China is battling with its own baby – Covid19, which erupted as a lethal by-product of the country’s footloose industrial hyper-activity without a matching role for the regulatory mechanisms. The genie was out and it was a hard struggle for the world to overcome its hard effects lasting a couple of years. This upset life and hurt economic activities in the harshest manner ever. While the rest of the world managed to extricate themselves out of the grim experience, China despite its hard-edged controls is still battling with the virus – of the order of 40,000 new infections a day. The standard official response was long spells of lockout; and the people say enough is enough. Shanghai, the main commercial city that had been kept under a lockout lasting two months is into fresh seizures and more spells of lockouts, provoking the people. Capital Beijing and several other cities are into similar curbs on public life. This could also signal a fresh round of Covid-related problems for other nations; and India too must keep its alert levels high. These are the negative sides of an interdependent world. What the present protests signify is also that the last word on party-inspired dictatorship in China is not heard yet. For instance, if the 25-million-strong inhabitants of Shanghai erupt into its streets one day, the show’s over. Anti-Xi, anti-Communist Party slogans were raised at some of the protests this time; a strange development in the red empire.

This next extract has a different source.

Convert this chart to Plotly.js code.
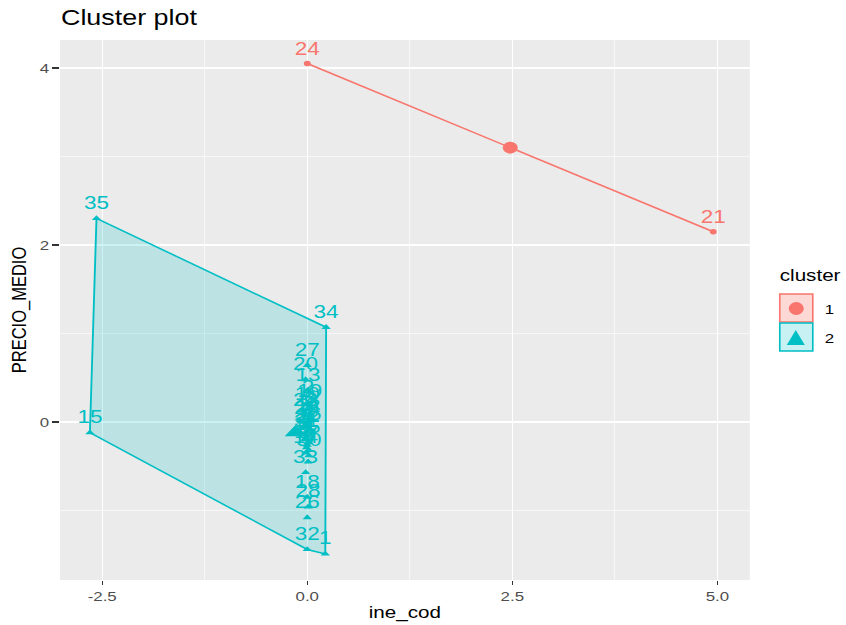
<!DOCTYPE html>
<html><head><meta charset="utf-8">
<script src="https://cdn.plot.ly/plotly-3.0.1.min.js"></script>
<style>
html,body{margin:0;padding:0;background:#fff;overflow:hidden}
#wrap{width:846px;height:625px;overflow:hidden}
#chart{width:677px;height:625px;transform:scaleX(1.2496);transform-origin:0 0}
</style></head>
<body><div id="wrap"><div id="chart"></div></div>
<script>
// ---- data ----
const ids = ['1','2','3','4','5','6','7','8','9','10','11','12','13','14','15','16','17','18','19','20',
             '21','22','23','24','25','26','27','28','29','30','31','32','33','34','35'];
const ineCod = [0.22, 0.01, -0.02, 0.02, 0.00, 0.03, 0.01, -0.01, 0.02, 0.00,
                -0.03, 0.01, 0.01, -0.02, -2.65, 0.02, -0.01, 0.00, 0.03, -0.02,
                4.95, 0.00, -0.02, 0.00, 0.01, 0.00, 0.00, 0.01, -0.01, 0.02,
                -0.01, 0.00, -0.02, 0.23, -2.57];
const precioMedio = [-1.49, 0.22, -0.14, 0.04, -0.26, 0.10, -0.45, -0.05, -0.32, 0.14,
                     -0.20, 0.01, 0.36, -0.35, -0.12, -0.08, -0.29, -0.85, 0.18, 0.48,
                     2.15, -0.11, 0.07, 4.05, -0.23, -1.08, 0.64, -0.96, -0.02, -0.38,
                     -0.17, -1.44, -0.57, 1.07, 2.30];
const cluster = ['2','2','2','2','2','2','2','2','2','2','2','2','2','2','2','2','2','2','2','2',
                 '1','2','2','1','2','2','2','2','2','2','2','2','2','2','2'];
const clusterNames = ['1','2'];
const hullIds = {'1': ['24','21'], '2': ['35','34','1','32','15']};
const xTicks = [-2.5, 0, 2.5, 5];
const xMinor = [-1.25, 1.25, 3.75];
const yTicks = [0, 2, 4];
const yMinor = [-1, 1, 3];

// ---- styles ----
const colors = {'1':'#F8766D','2':'#00BFC4'};
const fills = {'1':'rgba(248,118,109,0.2)','2':'rgba(0,191,196,0.2)'};
const symbols = {'1':'circle','2':'triangle-up'};
const ptSize = {'1':5.5,'2':6.5};
const ctrSize = {'1':12,'2':15};
const FONT = 'Liberation Sans, Arial, Helvetica, sans-serif';

const traces = [];
// hulls
clusterNames.slice().reverse().forEach(c => {
  const hx = [], hy = [];
  hullIds[c].concat([hullIds[c][0]]).forEach(id => {
    const i = ids.indexOf(id); hx.push(ineCod[i]); hy.push(precioMedio[i]);
  });
  traces.push({type:'scatter', mode:'lines', x:hx, y:hy, fill:'toself',
    fillcolor:fills[c], line:{color:colors[c], width:1.5}, hoverinfo:'skip'});
});
// points + labels + centers
clusterNames.slice().reverse().forEach(c => {
  const px = [], py = [], tx = [];
  ids.forEach((id, i) => { if (cluster[i] === c) { px.push(ineCod[i]); py.push(precioMedio[i]); tx.push(id); } });
  traces.push({type:'scatter', mode:'markers+text', x:px, y:py, text:tx,
    textposition:'top center', textfont:{family:FONT, size:18, color:colors[c]},
    marker:{symbol:symbols[c], size:ptSize[c], color:colors[c]}});
  const mx = px.reduce((a,b)=>a+b,0)/px.length, my = py.reduce((a,b)=>a+b,0)/py.length;
  traces.push({type:'scatter', mode:'markers', x:[mx], y:[my],
    marker:{symbol:symbols[c], size:ctrSize[c], color:colors[c]}});
});

// pixel (in the final 846-wide picture) -> paper helpers for the legend
const W = 677, S = 846/W;
const L = 60.5/S, T = 40, PW = (750-60.5)/S, PH = 580-40;
const pxp = xs => (xs/S - L)/PW;
const pyp = ys => (T + PH - ys)/PH;

const shapes = [
  {type:'rect', xref:'paper', yref:'paper', x0:pxp(780), x1:pxp(813), y0:pyp(322), y1:pyp(294),
   fillcolor:'rgba(248,118,109,0.28)', line:{color:colors['1'], width:1.3}},
  {type:'rect', xref:'paper', yref:'paper', x0:pxp(780), x1:pxp(813), y0:pyp(351), y1:pyp(323),
   fillcolor:'rgba(0,191,196,0.22)', line:{color:colors['2'], width:1.3}},
  {type:'circle', xref:'paper', yref:'paper', x0:pxp(789), x1:pxp(804), y0:pyp(315), y1:pyp(302),
   fillcolor:colors['1'], line:{width:0}},
  {type:'path', xref:'paper', yref:'paper',
   path:`M ${pxp(787)} ${pyp(345)} L ${pxp(805)} ${pyp(345)} L ${pxp(796)} ${pyp(330)} Z`,
   fillcolor:colors['2'], line:{width:0}}
];
const annotations = [
  {xref:'paper', yref:'paper', x:pxp(778), y:pyp(275), xanchor:'left', yanchor:'middle', showarrow:false,
   text:'cluster', font:{family:FONT, size:16.5, color:'#000'}},
  {xref:'paper', yref:'paper', x:pxp(823), y:pyp(309), xanchor:'left', yanchor:'middle', showarrow:false,
   text:clusterNames[0], font:{family:FONT, size:13.5, color:'#000'}},
  {xref:'paper', yref:'paper', x:pxp(823), y:pyp(338), xanchor:'left', yanchor:'middle', showarrow:false,
   text:clusterNames[1], font:{family:FONT, size:13.5, color:'#000'}}
];

const layout = {
  width:W, height:625,
  margin:{l:L, r:W-L-PW, t:T, b:625-T-PH, pad:0},
  paper_bgcolor:'#fff', plot_bgcolor:'#EBEBEB',
  showlegend:false, hovermode:false,
  font:{family:FONT},
  title:{text:'Cluster plot', xref:'container', x:61/S/W, xanchor:'left',
         yref:'container', y:1-17/625, yanchor:'middle', font:{family:FONT, size:21.5, color:'#000'}},
  xaxis:{range:[-3.015, 5.395], tickmode:'array', tickvals:xTicks, ticktext:xTicks.map(v=>v.toFixed(1)),
         ticks:'outside', ticklen:4, tickwidth:1.1, tickcolor:'#333333',
         tickfont:{family:FONT, size:13.5, color:'#4D4D4D'},
         showgrid:true, gridcolor:'#FFFFFF', gridwidth:1.1, zeroline:false, showline:false,
         minor:{tickmode:'array', tickvals:xMinor, showgrid:true, gridcolor:'#FFFFFF', gridwidth:0.55, ticks:''},
         automargin:false,
         title:{text:'ine_cod', font:{family:FONT, size:16.5, color:'#000'}, standoff:3}},
  yaxis:{range:[-1.785, 4.316], tickmode:'array', tickvals:yTicks, ticktext:yTicks.map(String),
         ticks:'outside', ticklen:5, tickwidth:1.1, tickcolor:'#333333',
         tickfont:{family:FONT, size:13.5, color:'#4D4D4D'},
         showgrid:true, gridcolor:'#FFFFFF', gridwidth:1.1, zeroline:false, showline:false,
         minor:{tickmode:'array', tickvals:yMinor, showgrid:true, gridcolor:'#FFFFFF', gridwidth:0.55, ticks:''},
         automargin:false,
         title:{text:'PRECIO_MEDIO', font:{family:FONT, size:16.5, color:'#000'}, standoff:6}},
  shapes:shapes, annotations:annotations
};
Plotly.newPlot('chart', traces, layout, {displayModeBar:false, staticPlot:true});
</script>
</body></html>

The Tiananmen Square student protests with its echo in 400 cities across China was brutally suppressed, thousands killed and many maimed 33 years ago. By now, a new generation has sprung up — over and above the older lots whose minds remained paralyzed for decades by the state-inflicted brutality. Xi will have to reconcile between the need for his nation’s push for growth and the aspirations of the new generation. Shadowboxing by the youth against Xi’s policies is already evident on the internet just as Xi won a third consecutive term in power a month ago.